La Protesta de Baraguá surgió el 15 de marzo de 1878 con el ejemplo de Maceo. Esa fecha es, también, de salvación: la Revolución independentista iniciada por Carlos Manuel de Céspedes y lo cubano como sentido de nacionalidad, habían sufrido una derrota militar, pero resguardaron su honor y obtuvieron una inmensa victoria política por la fuerza de un acto moral que dijo no a la claudicación.

Debe recordarse que no ha sido el único, ni mucho menos será el último. La negativa del Titán de Bronce de tan siquiera leer lo pactado en el Zanjón guarda una relación directa con la vehemencia de Ignacio Agramonte cuando afirmó que la guerra se ganaba con la vergüenza de los cubanos; palabras dichas no a un enemigo, sino a un compañero de armas aplastado por el desaliento.

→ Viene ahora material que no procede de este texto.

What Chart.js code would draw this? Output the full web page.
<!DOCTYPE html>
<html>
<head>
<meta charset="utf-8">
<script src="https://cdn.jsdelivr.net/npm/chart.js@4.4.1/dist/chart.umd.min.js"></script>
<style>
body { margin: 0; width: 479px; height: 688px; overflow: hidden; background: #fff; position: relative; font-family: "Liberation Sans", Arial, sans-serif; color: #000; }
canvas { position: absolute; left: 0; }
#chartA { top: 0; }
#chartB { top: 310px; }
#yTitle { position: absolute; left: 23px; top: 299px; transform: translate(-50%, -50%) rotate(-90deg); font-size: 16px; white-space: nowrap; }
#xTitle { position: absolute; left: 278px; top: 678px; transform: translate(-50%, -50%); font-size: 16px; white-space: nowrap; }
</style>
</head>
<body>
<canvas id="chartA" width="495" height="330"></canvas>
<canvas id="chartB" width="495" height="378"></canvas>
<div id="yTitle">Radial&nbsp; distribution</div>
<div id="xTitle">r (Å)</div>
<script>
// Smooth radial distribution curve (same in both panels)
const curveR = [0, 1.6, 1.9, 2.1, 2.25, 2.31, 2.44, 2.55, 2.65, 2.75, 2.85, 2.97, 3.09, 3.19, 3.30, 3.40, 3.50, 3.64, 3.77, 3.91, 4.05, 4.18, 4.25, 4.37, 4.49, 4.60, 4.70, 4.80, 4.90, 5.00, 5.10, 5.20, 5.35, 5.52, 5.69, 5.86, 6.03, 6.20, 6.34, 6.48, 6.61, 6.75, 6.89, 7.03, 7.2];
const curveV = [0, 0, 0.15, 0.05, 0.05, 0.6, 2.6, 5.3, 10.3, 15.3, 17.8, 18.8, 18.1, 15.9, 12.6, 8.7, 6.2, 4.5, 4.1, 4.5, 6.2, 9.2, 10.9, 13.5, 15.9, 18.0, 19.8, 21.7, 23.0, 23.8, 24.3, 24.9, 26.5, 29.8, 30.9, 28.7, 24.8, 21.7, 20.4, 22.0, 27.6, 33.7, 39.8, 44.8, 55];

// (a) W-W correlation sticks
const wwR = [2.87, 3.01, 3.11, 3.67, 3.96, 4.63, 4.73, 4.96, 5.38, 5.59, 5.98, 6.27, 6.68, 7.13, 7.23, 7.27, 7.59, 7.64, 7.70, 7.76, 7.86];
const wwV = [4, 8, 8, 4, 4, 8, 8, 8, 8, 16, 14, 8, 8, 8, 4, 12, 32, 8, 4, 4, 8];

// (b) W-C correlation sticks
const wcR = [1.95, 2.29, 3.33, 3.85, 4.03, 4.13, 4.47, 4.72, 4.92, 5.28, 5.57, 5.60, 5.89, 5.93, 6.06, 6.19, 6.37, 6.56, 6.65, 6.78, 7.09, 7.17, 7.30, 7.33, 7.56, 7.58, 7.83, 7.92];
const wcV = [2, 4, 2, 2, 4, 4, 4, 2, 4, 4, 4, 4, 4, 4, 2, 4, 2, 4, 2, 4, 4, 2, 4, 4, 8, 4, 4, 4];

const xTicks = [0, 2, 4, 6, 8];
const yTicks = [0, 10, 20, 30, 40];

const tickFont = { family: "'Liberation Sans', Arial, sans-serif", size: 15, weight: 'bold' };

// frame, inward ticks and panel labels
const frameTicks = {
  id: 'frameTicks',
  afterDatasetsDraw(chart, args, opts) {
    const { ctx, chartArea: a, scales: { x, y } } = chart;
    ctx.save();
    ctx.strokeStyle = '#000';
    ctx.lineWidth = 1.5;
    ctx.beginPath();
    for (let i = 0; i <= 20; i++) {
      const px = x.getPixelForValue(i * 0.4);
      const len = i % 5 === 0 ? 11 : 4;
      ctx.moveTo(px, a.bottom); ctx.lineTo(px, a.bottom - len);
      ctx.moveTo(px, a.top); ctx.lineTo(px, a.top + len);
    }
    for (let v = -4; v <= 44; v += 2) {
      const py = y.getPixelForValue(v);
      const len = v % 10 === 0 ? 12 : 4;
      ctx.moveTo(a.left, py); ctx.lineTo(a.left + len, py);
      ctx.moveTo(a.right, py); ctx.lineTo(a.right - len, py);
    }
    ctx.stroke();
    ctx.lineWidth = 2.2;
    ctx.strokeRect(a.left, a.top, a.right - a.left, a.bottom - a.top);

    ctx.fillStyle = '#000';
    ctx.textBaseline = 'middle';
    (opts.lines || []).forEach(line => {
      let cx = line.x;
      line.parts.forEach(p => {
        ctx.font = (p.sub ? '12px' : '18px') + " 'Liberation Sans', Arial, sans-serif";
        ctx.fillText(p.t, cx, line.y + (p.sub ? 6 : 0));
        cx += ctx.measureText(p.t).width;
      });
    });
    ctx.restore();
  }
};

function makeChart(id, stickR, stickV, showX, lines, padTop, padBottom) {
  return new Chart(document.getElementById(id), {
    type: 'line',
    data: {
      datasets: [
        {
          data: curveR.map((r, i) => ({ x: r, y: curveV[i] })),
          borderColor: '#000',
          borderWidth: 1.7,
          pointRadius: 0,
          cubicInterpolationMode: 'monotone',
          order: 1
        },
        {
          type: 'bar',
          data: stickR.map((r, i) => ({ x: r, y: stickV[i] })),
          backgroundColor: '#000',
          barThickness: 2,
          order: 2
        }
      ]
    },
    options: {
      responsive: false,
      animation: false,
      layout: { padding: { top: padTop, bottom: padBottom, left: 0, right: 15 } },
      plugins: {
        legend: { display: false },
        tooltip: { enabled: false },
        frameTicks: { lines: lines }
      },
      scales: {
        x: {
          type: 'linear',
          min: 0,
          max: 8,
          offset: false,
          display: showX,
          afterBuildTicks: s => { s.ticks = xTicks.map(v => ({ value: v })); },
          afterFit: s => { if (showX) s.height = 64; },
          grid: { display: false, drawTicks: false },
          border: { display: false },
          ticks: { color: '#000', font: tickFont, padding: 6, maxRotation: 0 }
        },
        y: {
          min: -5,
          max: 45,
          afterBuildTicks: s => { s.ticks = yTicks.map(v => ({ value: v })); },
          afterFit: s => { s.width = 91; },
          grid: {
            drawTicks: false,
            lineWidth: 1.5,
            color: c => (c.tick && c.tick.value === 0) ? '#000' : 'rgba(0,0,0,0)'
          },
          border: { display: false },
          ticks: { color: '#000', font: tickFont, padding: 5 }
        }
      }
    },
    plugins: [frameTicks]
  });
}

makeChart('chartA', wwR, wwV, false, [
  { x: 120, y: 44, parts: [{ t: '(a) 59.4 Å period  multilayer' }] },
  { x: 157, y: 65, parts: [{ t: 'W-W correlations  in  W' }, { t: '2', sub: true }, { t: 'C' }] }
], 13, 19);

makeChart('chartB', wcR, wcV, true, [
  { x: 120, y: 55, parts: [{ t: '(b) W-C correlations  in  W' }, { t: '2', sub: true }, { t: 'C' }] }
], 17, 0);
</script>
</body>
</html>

Posteriormente, cuando en sus días iniciales el levantamiento del 24 de febrero de 1895 parecía languidecer ante la ausencia de los principales jefes, Bartolomé Masó rechazó de plano una propuesta de cese de las hostilidades con una pregunta, que es, en sí misma, una afirmación: «¿Y mis principios? ¿Qué pasa con ellos?»

Sin embargo, la Protesta de Baraguá viene a levantarse como hecho singular, más allá de toda semejanza, por la gravedad inmensa del momento. No es una coyuntura aislada, sino que pertenece a esos instantes en que la vida conduce los hechos a un antes y un después, y los convierte en parteaguas de la Historia.

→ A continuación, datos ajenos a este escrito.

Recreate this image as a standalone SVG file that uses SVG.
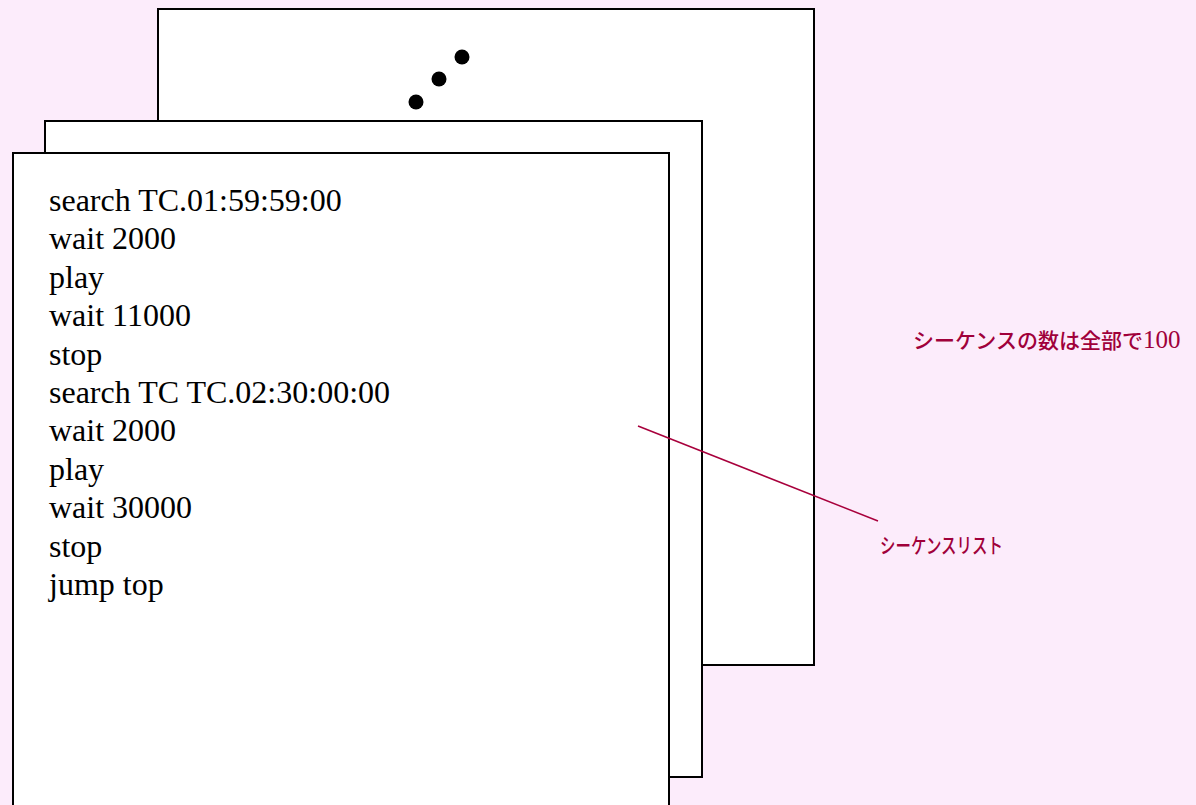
<svg xmlns="http://www.w3.org/2000/svg" width="1196" height="805" viewBox="0 0 1196 805">
<style>
.sheet{fill:#ffffff;stroke:#000000;stroke-width:2}
.code{font-family:"Liberation Serif","Times New Roman",serif;font-size:32px;fill:#000000}
.note{font-family:"Noto Sans CJK JP","Noto Sans",sans-serif;fill:#a0003a;font-weight:500}
.num{font-family:"Liberation Serif",serif;font-weight:normal}
</style>
<rect x="0" y="0" width="1196" height="805" fill="#fcecfb"/>
<g id="sheet-back">
<rect class="sheet" x="158" y="9" width="656" height="656"/>
<circle cx="416" cy="102" r="7.5" fill="#000"/>
<circle cx="439" cy="79" r="7.5" fill="#000"/>
<circle cx="462" cy="57" r="7.5" fill="#000"/>
</g>
<g id="sheet-middle">
<rect class="sheet" x="45" y="121" width="657" height="656"/>
</g>
<g id="sheet-front">
<rect class="sheet" x="13" y="153" width="656" height="670"/>
<text class="code" x="49" y="211">search TC.01:59:59:00</text>
<text class="code" x="49" y="249.4">wait 2000</text>
<text class="code" x="49" y="287.8">play</text>
<text class="code" x="49" y="326.2">wait 11000</text>
<text class="code" x="49" y="364.6">stop</text>
<text class="code" x="49" y="403">search TC TC.02:30:00:00</text>
<text class="code" x="49" y="441.4">wait 2000</text>
<text class="code" x="49" y="479.8">play</text>
<text class="code" x="49" y="518.2">wait 30000</text>
<text class="code" x="49" y="556.6">stop</text>
<text class="code" x="49" y="595">jump top</text>
</g>
<g id="connectors">
<line x1="638" y1="426" x2="878" y2="521" stroke="#a8003c" stroke-width="1.5"/>
</g>
<g id="label-count">
<text class="note" x="913" y="348" font-size="21">シーケンスの数は全部で<tspan class="num" font-size="25">100</tspan></text>
</g>
<g id="label-list">
<text class="note" x="880" y="553" font-size="21" textLength="123" lengthAdjust="spacingAndGlyphs">シーケンスリスト</text>
</g>
</svg>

Es, sin lugar a dudas, la materialización del «ser o no ser» del drama shakesperiano. Martí ubicaría después ese acto en el panteón de los más gloriosos de Cuba. Solo que el granito de esa gloria, la piedra que lo sustenta en el tiempo, es la ética.

Pero no cualquier ética, pues no es la racionalidad calculadora de Maquiavelo, la de jerarquizar el cumplimiento del fin sin importar la naturaleza de los medios egoístas. Baraguá hace trizas esos criterios al abrazar la renuncia material: no se persiguen riquezas, ni tierras, ni honores. Los independentistas que participaron en la Protesta podían haber salido de ella enriquecidos y no lo hicieron, por una sola razón: para ellos aquel episodio fue ese instante en que un ser humano se queda no con lo que tiene, sino con lo que realmente es.

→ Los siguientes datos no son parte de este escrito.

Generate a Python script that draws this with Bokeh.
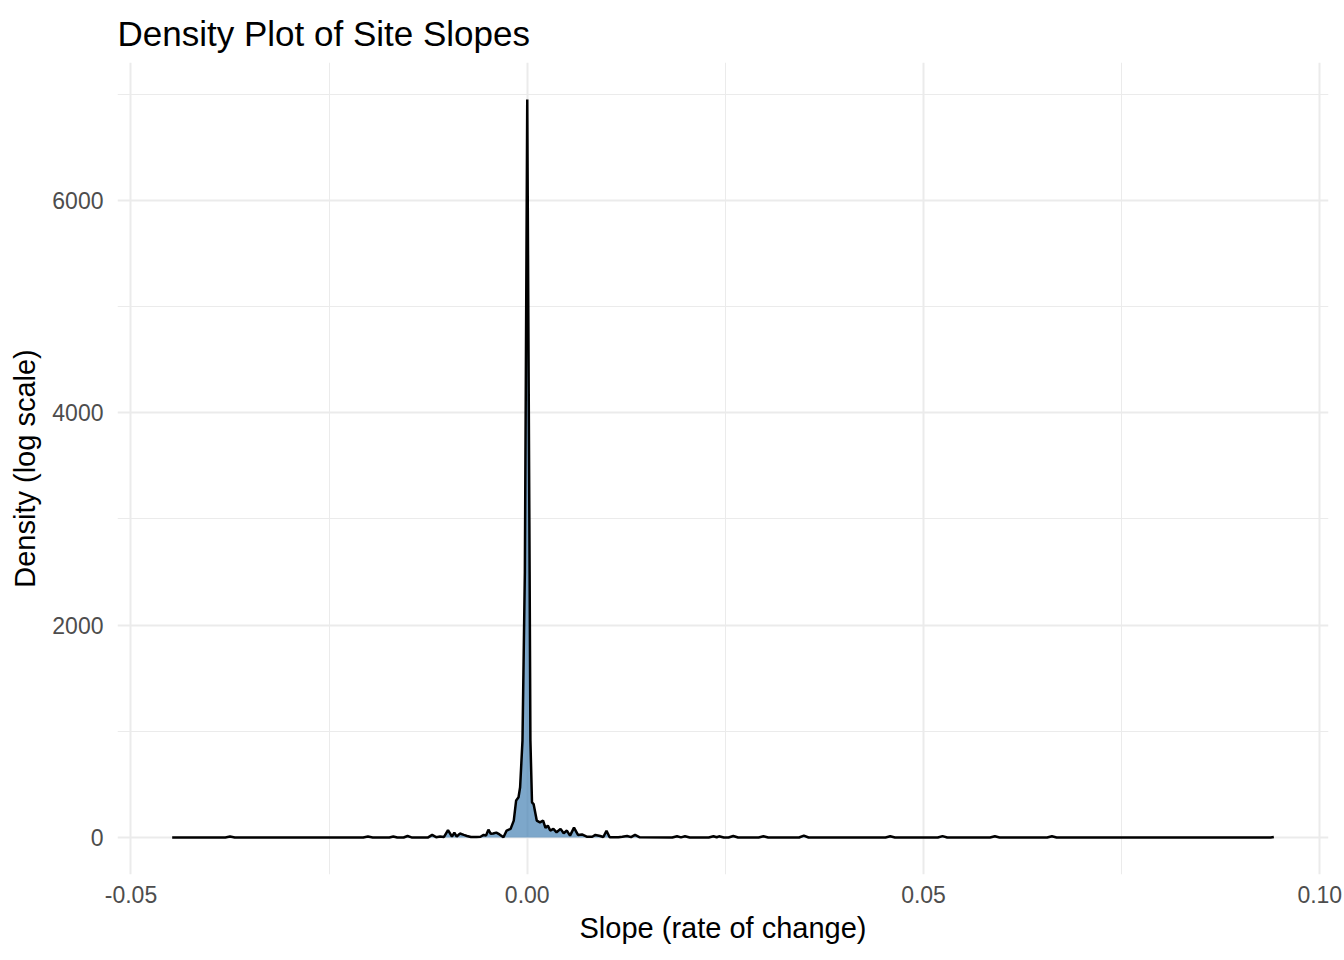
from bokeh.plotting import figure
from bokeh.models import FixedTicker, Range1d, ColumnDataSource
from bokeh.embed import file_html
from bokeh.resources import INLINE

# ---- data (slope value, estimated density) ----
slope_x = [
    -0.0448, -0.0381, -0.0375, -0.0369, -0.0207, -0.0201, -0.0195,
    -0.0174, -0.0169, -0.0164, -0.0156, -0.0151, -0.0146, -0.0125,
    -0.0120, -0.0115, -0.0110, -0.0105, -0.0100, -0.0095, -0.0092,
    -0.0089, -0.0085, -0.0080, -0.0076, -0.0071, -0.0064, -0.0059,
    -0.0055, -0.0052, -0.0049, -0.0046, -0.0043, -0.0039, -0.0035,
    -0.0030, -0.0026, -0.0021, -0.0017, -0.0014, -0.0011, -0.0009,
    -0.0006, -0.0003, 0.0000, 0.0003, 0.0004, 0.0006, 0.0008,
    0.0012, 0.0016, 0.0020, 0.0023, 0.0026, 0.0029, 0.0033,
    0.0037, 0.0042, 0.0046, 0.0050, 0.0054, 0.0059, 0.0064,
    0.0069, 0.0075, 0.0082, 0.0086, 0.0092, 0.0096, 0.0100,
    0.0104, 0.0115, 0.0120, 0.0126, 0.0131, 0.0136, 0.0142,
    0.0183, 0.0189, 0.0194, 0.0199, 0.0205, 0.0229, 0.0235,
    0.0239, 0.0242, 0.0248, 0.0254, 0.0260, 0.0266, 0.0292,
    0.0298, 0.0304, 0.0343, 0.0349, 0.0355, 0.0452, 0.0458,
    0.0464, 0.0518, 0.0524, 0.0530, 0.0584, 0.0590, 0.0596,
    0.0656, 0.0662, 0.0668, 0.0938, 0.0942,
]
density_y = [
    1, 1, 10, 1, 1, 10, 1,
    1, 10, 1, 1, 15, 2, 2,
    25, 4, 10, 6, 70, 10, 47,
    10, 38, 25, 15, 5, 5, 8,
    25, 20, 75, 35, 38, 47, 30,
    3, 66, 82, 160, 350, 380, 474,
    913, 2500, 6950, 2500, 913, 332, 316,
    160, 144, 160, 91, 113, 66, 82,
    50, 82, 41, 66, 19, 94, 25,
    30, 8, 8, 25, 15, 5, 65,
    3, 3, 8, 15, 4, 25, 3,
    1, 12, 2, 12, 1, 1, 12,
    3, 12, 1, 1, 15, 1, 1,
    12, 1, 1, 18, 1, 1, 12,
    1, 1, 14, 1, 1, 12, 1,
    1, 12, 1, 1, 6,
]

x_ticks = [-0.05, 0.0, 0.05, 0.10]
x_tick_labels = ["-0.05", "0.00", "0.05", "0.10"]
x_minor = [-0.025, 0.025, 0.075]
y_ticks = [0, 2000, 4000, 6000]
y_tick_labels = ["0", "2000", "4000", "6000"]
y_minor = [1000, 3000, 5000, 7000]

title_text = "Density Plot of Site Slopes"
x_label = "Slope (rate of change)"
y_label = "Density (log scale)"

FONT = "Liberation Sans"

src = ColumnDataSource(dict(x=slope_x, y=density_y))

p = figure(
    width=1344, height=960, output_backend="svg", toolbar_location=None,
    x_range=Range1d(-0.0517, 0.1011), y_range=Range1d(-347.5, 7297.5),
    min_border_left=117, min_border_right=16, min_border_top=62, min_border_bottom=86,
    title=title_text,
)
p.outline_line_color = None
p.background_fill_color = "white"
p.border_fill_color = "white"

p.title.text_font = FONT
p.title.text_font_size = "35px"
p.title.text_font_style = "normal"
p.title.text_color = "black"
p.title.align = "left"
p.title.vertical_align = "top"
p.title.text_line_height = 0.8
p.title.standoff = 16

p.varea(x="x", y1=0, y2="y", source=src, fill_color="steelblue", fill_alpha=0.7)
p.line(x="x", y="y", source=src, line_color="black", line_width=2.5)

p.xaxis.ticker = FixedTicker(ticks=x_ticks, minor_ticks=x_minor)
p.yaxis.ticker = FixedTicker(ticks=y_ticks, minor_ticks=y_minor)
p.xaxis.major_label_overrides = {t: l for t, l in zip(x_ticks, x_tick_labels)}
p.yaxis.major_label_overrides = {t: l for t, l in zip(y_ticks, y_tick_labels)}

for ax in (p.xaxis, p.yaxis):
    ax.axis_line_color = None
    ax.major_tick_line_color = None
    ax.minor_tick_line_color = None
    ax.major_tick_out = 0
    ax.major_tick_in = 0
    ax.minor_tick_out = 0
    ax.minor_tick_in = 0
    ax.major_label_text_font = FONT
    ax.major_label_text_font_size = "23px"
    ax.major_label_text_color = "#4d4d4d"
    ax.axis_label_text_font = FONT
    ax.axis_label_text_font_size = "29px"
    ax.axis_label_text_font_style = "normal"
    ax.axis_label_text_color = "black"

p.xaxis.axis_label = x_label
p.yaxis.axis_label = y_label
p.xaxis.major_label_standoff = 11
p.yaxis.major_label_standoff = 14
p.xaxis.axis_label_standoff = 6
p.yaxis.axis_label_standoff = 8

p.xgrid.grid_line_color = "#ebebeb"
p.ygrid.grid_line_color = "#ebebeb"
p.xgrid.grid_line_width = 2
p.ygrid.grid_line_width = 2
p.xgrid.minor_grid_line_color = "#ebebeb"
p.ygrid.minor_grid_line_color = "#ebebeb"
p.xgrid.minor_grid_line_width = 1
p.ygrid.minor_grid_line_width = 1

open("out.html", "w").write(file_html(p, INLINE))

Baraguá posee un elemento poco divulgado, y es la juventud de la mayoría de sus protagonistas. Antonio Maceo tiene 32 años cuando sostiene la entrevista con Arsenio Martínez Campos. Es probable que, en condiciones de paz, un ser humano mida sus actos de manera distinta a la vehemencia de un conflicto de armas, pero en el caso de Maceo la educación recibida y las vivencias de la guerra ya lo han hecho madurar.

Ha pasado, entre otros calvarios, por el sufrimiento de las heridas, por la angustia de ver morir a su padre y hermanos y de perder a sus dos hijos con María Cabrales. En su persona, como en los independentistas más radicales, lo moral es un concepto que conjuga nociones y actitudes como decencia, rectitud, honestidad y consecuencia en lo que se cree.

Al combinarse con la valentía personal, forman un todo. La valentía a solas no puede imponerse; pero los principios sin la fuerza del valor no llegarían a tener la altura que en ese hombre alcanzarían.

Porque ese día, cuando todo parecía estar dicho por la fuerza de las circunstancias, Antonio Maceo va a refundar nuevamente la Revolución y el sentir nacional al mover los límites de lo imposible. A partir de ese momento, Cuba avanzará bajo muchos ejemplos; pero uno de los más grandes y definitivos, como un árbol inmenso que resguarda a sus hijos, será por siempre el de Antonio Maceo y la Protesta de Baraguá.